Mohamed-Alioum Fantouré. Le voile ténébreux
Paris. Présence Africaine, 1985
“Littérature guinéenne.”
L'Harmattan. Paris, 2005. 175 pages
Notre Librairie.
N°88/89 Juillet-septembre 1987. Pages 186-87
Deuxième tome du cycle intitulé Le livre des Cités du Termite, ce roman reprend l'histoire de Mainguai là où elle s'était arrêtée dans L'Homme du Troupeau du Sahel, paru en 1979.
Agé de 25 ans à la fin de la deuxième guerre mondiale, Mainguai doit quitter Abidjan lorsque le gouverneur colonial qui le protège et l'emploie (en reconnaissance de son action lors de l'affaire du Troupeau du Sahel) est rappelé en métropole avec son adjoint. L'étiquette de communiste colle déjà au jeune homme qui préfère se soumettre et regagner sa terre natale, le Sahel Maritime. Mais personne ne l'attend vraiment chez lui où des rumeurs malveillantes l'ont précédé. Son père est mort et sa mère n'a de cesse que Mainguai l'accompagne à Tombouctou, berceau de leur famille, chez le grand oncle Lahan-Fia devenu chef suprême de la communauté familiale. Et le renégat va devoir affronter une situation qu'il ne pressentait pas :
« La force traditionnelle de ma terre natale allait m'éreinter, les privilèges des aînés allaient me briser (…) Pour l'oncle, mon instruction, mes vingt-cinq ans d'âge, mon auréole légendaire de l'homme du Troupeau du Sahel n'avaient rien de consistant face à sa force tranquille transmise par notre héritage ancestral, car il était le passé, le présent, l'avenir. »
L'hostilité générale envers Mainguai provient notamment de l'accusation mensongère faite par quatre bergers nigériens à l'époque de l'affaire du Troupeau : voulant gruger leur peuple et ne croyant jamais revoir le jeune homme, ces derniers l'avaient accusé de n'avoir pas payé les bêtes fournies.

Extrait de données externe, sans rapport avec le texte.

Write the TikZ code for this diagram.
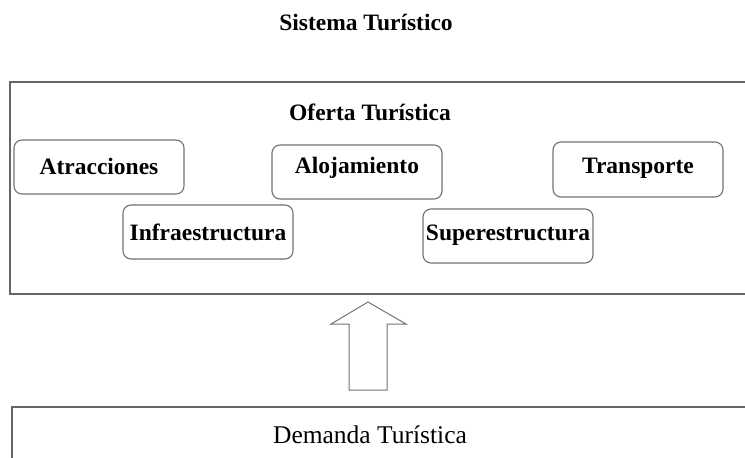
\documentclass[tikz,border=0pt]{standalone}
\usepackage{fontspec}
\setmainfont{Liberation Serif}
\begin{document}
\begin{tikzpicture}[x=1pt,y=-1pt,
  frame/.style={draw=black!60, line width=1.5pt},
  item/.style={draw=black!55, line width=1.1pt, rounded corners=8pt, inner sep=0pt,
    minimum width=170pt, text height=16pt,
    font=\fontsize{23.5}{26}\selectfont\bfseries},
  ttl/.style={font=\fontsize{23.5}{26}\selectfont\bfseries, inner sep=0pt, anchor=base}]
\useasboundingbox (0,0) rectangle (745,458);
\clip (0,0) rectangle (745,458);
\fill[white] (0,0) rectangle (745,458);
\node[ttl] (sis) at (366,30) {Sistema Turístico};
\node[frame, minimum width=750pt, minimum height=212pt, inner sep=0pt] (oferta) at (385,188) {};
\node[ttl] (oft) at (370,120) {Oferta Turística};
\node[item, minimum height=54pt, text depth=2pt] (atr) at (99,167) {Atracciones};
\node[item, minimum height=54pt, text depth=14pt] (alo) at (357,172) {Alojamiento};
\node[item, minimum height=55pt, text depth=9pt] (tra) at (638,169.5) {Transporte};
\node[item, minimum height=54pt, text depth=0pt] (inf) at (208,232) {Infraestructura};
\node[item, minimum height=54pt, text depth=8pt] (sup) at (508,236) {Superestructura};
\node[frame, minimum width=748pt, minimum height=80pt, inner sep=0pt] (dem) at (386,447) {};
\node[font=\fontsize{25.5}{28}\selectfont, inner sep=0pt, anchor=base] (demt) at (370,443) {Demanda Turística};
\draw[draw=black!55, line width=1pt, line join=miter]
  (349,390) -- (349,324) -- (331,324) -- (368,302) -- (406,324) -- (387,324) -- (387,390) -- cycle;
\end{tikzpicture}
\end{document}
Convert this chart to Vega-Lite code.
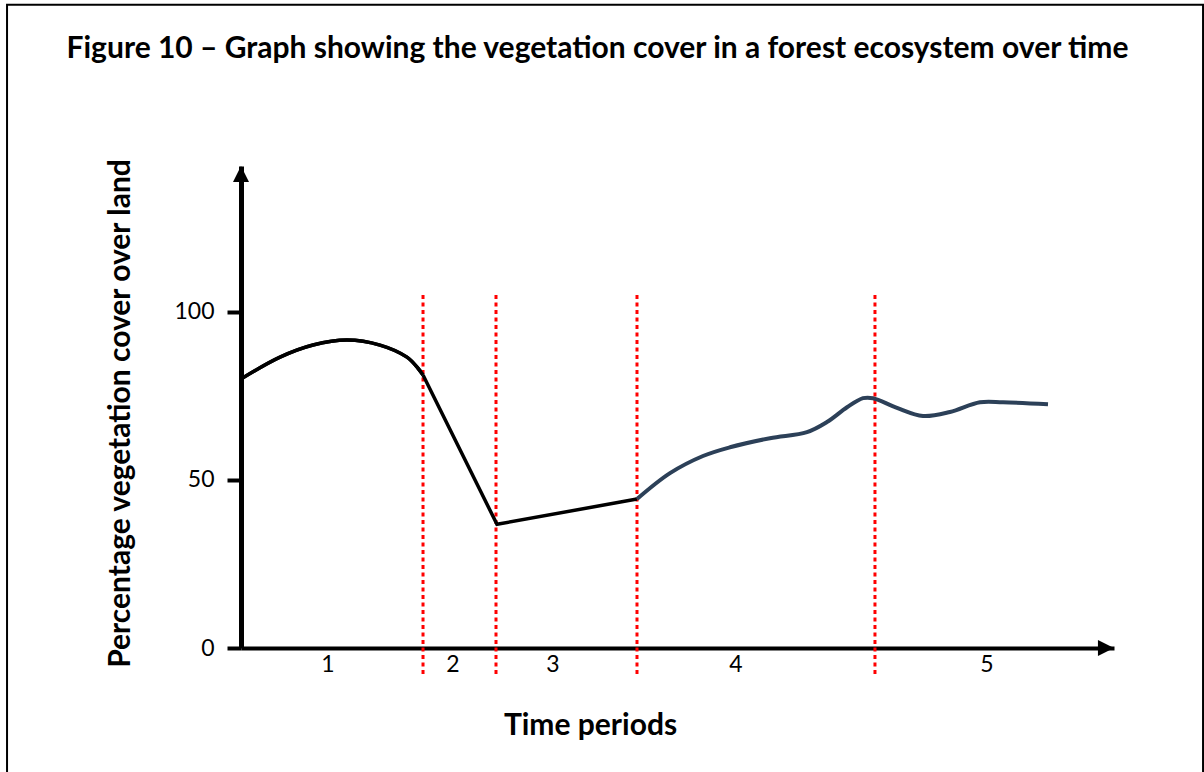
{
  "$schema": "https://vega.github.io/schema/vega-lite/v6.json",
  "width": 873,
  "height": 482,
  "autosize": {"type": "none"},
  "padding": {"left": 241, "top": 166, "right": 90, "bottom": 124},
  "background": "white",
  "config": {"view": {"stroke": null}},
  "title": {
    "text": "Figure 10 – Graph showing the vegetation cover in a forest ecosystem over time",
    "font": "Lato",
    "fontSize": 30,
    "fontWeight": "bold",
    "color": "black",
    "anchor": "middle",
    "frame": "group",
    "baseline": "alphabetic",
    "dx": -80,
    "offset": -84
  },
  "datasets": {
    "curveA": [
      {"t": 0, "v": 80.0},
      {"t": 4.47, "v": 86.5},
      {"t": 8.25, "v": 90.1},
      {"t": 12.14, "v": 91.6},
      {"t": 15.92, "v": 90.1},
      {"t": 19.01, "v": 86.5},
      {"t": 20.27, "v": 83.2},
      {"t": 20.85, "v": 81.2}
    ],
    "lineB": [
      {"t": 20.85, "v": 81.2},
      {"t": 29.32, "v": 36.8},
      {"t": 45.36, "v": 44.3}
    ],
    "curveC": [
      {"t": 45.36, "v": 44.3},
      {"t": 49.14, "v": 52.0},
      {"t": 52.92, "v": 57.1},
      {"t": 56.01, "v": 59.7},
      {"t": 60.59, "v": 62.4},
      {"t": 64.83, "v": 64.2},
      {"t": 67.12, "v": 67.2},
      {"t": 69.42, "v": 71.6},
      {"t": 71.25, "v": 74.3},
      {"t": 72.39, "v": 74.3},
      {"t": 75.14, "v": 71.4},
      {"t": 78.12, "v": 69.0},
      {"t": 81.21, "v": 70.2},
      {"t": 84.65, "v": 73.1},
      {"t": 87.29, "v": 73.1},
      {"t": 92.44, "v": 72.5}
    ],
    "dividers": [
      {"t": 20.85},
      {"t": 29.21},
      {"t": 45.36},
      {"t": 72.62}
    ],
    "periods": [
      {"t": 9.97, "v": 0, "label": "1"},
      {"t": 24.28, "v": 0, "label": "2"},
      {"t": 35.74, "v": 0, "label": "3"},
      {"t": 56.70, "v": 0, "label": "4"},
      {"t": 85.45, "v": 0, "label": "5"}
    ]
  },
  "layer": [
    {
      "data": {"name": "curveA"},
      "mark": {"type": "line", "color": "black", "strokeWidth": 3.5, "interpolate": "catmull-rom"},
      "encoding": {
        "x": {
          "field": "t",
          "type": "quantitative",
          "scale": {"domain": [0, 100], "nice": false, "zero": false},
          "axis": {
            "title": "Time periods",
            "titleFont": "Lato",
            "titleFontSize": 30,
            "titleFontWeight": "bold",
            "titleColor": "black",
            "titleX": 349,
            "titleY": 77,
            "titleBaseline": "middle",
            "titleAlign": "center",
            "ticks": false,
            "labels": false,
            "grid": false,
            "domainColor": "black",
            "domainWidth": 4
          }
        },
        "y": {
          "field": "v",
          "type": "quantitative",
          "scale": {"domain": [0, 143.36], "nice": false, "zero": false},
          "axis": {
            "title": "Percentage vegetation cover over land",
            "titleFont": "Lato",
            "titleFontSize": 30,
            "titleFontWeight": "bold",
            "titleColor": "black",
            "titleX": -121,
            "titleY": 247,
            "titleAngle": -90,
            "titleBaseline": "middle",
            "titleAlign": "center",
            "values": [0, 50, 100],
            "tickSize": 14,
            "tickWidth": 4,
            "tickColor": "black",
            "labelFont": "Lato",
            "labelFontSize": 23,
            "labelColor": "black",
            "labelPadding": 13,
            "grid": false,
            "domainColor": "black",
            "domainWidth": 5
          }
        }
      }
    },
    {
      "data": {"values": [{}]},
      "mark": {"type": "rect", "fillOpacity": 0, "stroke": "black", "strokeWidth": 2},
      "encoding": {
        "x": {"datum": -26.8},
        "x2": {"datum": 110.2},
        "y": {"datum": 191.3},
        "y2": {"datum": -45}
      }
    },
    {
      "data": {"name": "dividers"},
      "mark": {"type": "rule", "color": "#ff0000", "strokeWidth": 3, "strokeDash": [4, 3.5]},
      "encoding": {
        "x": {"field": "t", "type": "quantitative"},
        "y": {"datum": 105},
        "y2": {"datum": -7.8}
      }
    },
    {
      "data": {"name": "curveA"},
      "mark": {"type": "line", "color": "black", "strokeWidth": 3.5, "interpolate": "catmull-rom"},
      "encoding": {
        "x": {"field": "t", "type": "quantitative"},
        "y": {"field": "v", "type": "quantitative"}
      }
    },
    {
      "data": {"name": "lineB"},
      "mark": {"type": "line", "color": "black", "strokeWidth": 3.5, "interpolate": "linear"},
      "encoding": {
        "x": {"field": "t", "type": "quantitative"},
        "y": {"field": "v", "type": "quantitative"}
      }
    },
    {
      "data": {"name": "curveC"},
      "mark": {"type": "line", "color": "#2c4058", "strokeWidth": 4, "interpolate": "catmull-rom"},
      "encoding": {
        "x": {"field": "t", "type": "quantitative"},
        "y": {"field": "v", "type": "quantitative"}
      }
    },
    {
      "data": {"name": "periods"},
      "mark": {"type": "text", "font": "Lato", "fontSize": 23, "color": "black", "baseline": "middle", "align": "center", "dy": 17},
      "encoding": {
        "x": {"field": "t", "type": "quantitative"},
        "y": {"field": "v", "type": "quantitative"},
        "text": {"field": "label"}
      }
    },
    {
      "data": {"values": [{}]},
      "mark": {"type": "point", "shape": "M0,-1L1,1L-1,1Z", "size": 256, "filled": true, "color": "black", "opacity": 1},
      "encoding": {"x": {"datum": 0}, "y": {"datum": 140.98}}
    },
    {
      "data": {"values": [{}]},
      "mark": {"type": "point", "shape": "M1,0L-1,-1L-1,1Z", "size": 256, "filled": true, "color": "black", "opacity": 1},
      "encoding": {"x": {"datum": 99.08}, "y": {"datum": 0}}
    }
  ]
}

Refusant cependant de les dénoncer, Mainguai se résout à subir le terrible jugement du fleuve : les adversaires sont lâchés dans le Niger avec un crocodile adulte et affamé qui dévore seulement, dit-on, ceux qui sont “coupables d'une forfaiture contre l'esprit des ancêtres”. Ayant survécu à l'épreuve, Mainguai n'en demeure pas moins un “non-être” pour sa communauté. Il lui faudra donc faire amende honorable et parcourir le continent, sept mois durant, à la recherche du mythique “Livre des Ancêtres” avant de retrouver la paix de l'âme et du coeur et de s'intégrer, ainsi ressourcé, au puissant groupe de la tradition. Sa voie semble alors toute tracée, mais Mainguai arrive à faire comprendre aux siens que l'Afrique sous le joug vit des heures difficiles mais décisives, et qu'il ne peut se dérober : “si je vous obéissais selon vos souhaits et m'installais définitivement dans notre communauté, je vous ferais plaisir peut-être, mais ce serait aussi une façon de me renier en renonçant à mes rêves”.
Il repart donc au Sahel Maritime, bien que conscient que la machine coloniale va s'efforcer de le broyer, car il est considéré partout comme un “agitateur communiste”. Malgré sa prudence et son respect de la légalité (il se contente de créer un syndicat ouvrier pour essayer de trouver du travail aux chômeurs), il sera impliqué à tort dans des mouvements de grève et ne devra qu'au soutien d'une famille influente d'être seulement condamné à une interdiction de séjour dans tous les territoires de l'Afrique occidentale.
Dans ce deuxième roman, Mainguai se bat donc successivement contre une tradition ancestrale qui prend l'allure d'un véritable rouleau compresseur et contre une puissance coloniale tout aussi implacable. Combat de héros ? Certainement, mais Mainguai n'est pas un véritable héros . Par bien des points, il ressemble au Bohi-Di du Cercle des tropiques, comme lui ballotté au gré d'un destin qui ne leur épargne pas les coups. En faisant de Bohi-Di et de Mainguai les narrateurs de ses romans, l'auteur nous fait mieux entrevoir leurs hésitations, leurs faiblesses, leurs peurs, en un mot leur fragilité. Peu ou pas d'héroïsme chez ces deux êtres, mais une humanité profonde, un respect de certaines valeurs, une compréhension des autres et une bonté foncière, autant de traits qui contribuent à les rendre crédibles. Fantouré ne croit guère aux héros, ou du moins les démystifie, faisant dire à son personnage : “il y a des leaders qui ont intérêt à mourir bien avant de révéler leurs faiblesses, leurs intolérances ou leurs incapacités”.
Attendons la suite des aventures de Mainguai : le troisième roman du cycle s'appellera Le Gouverneur du territoire.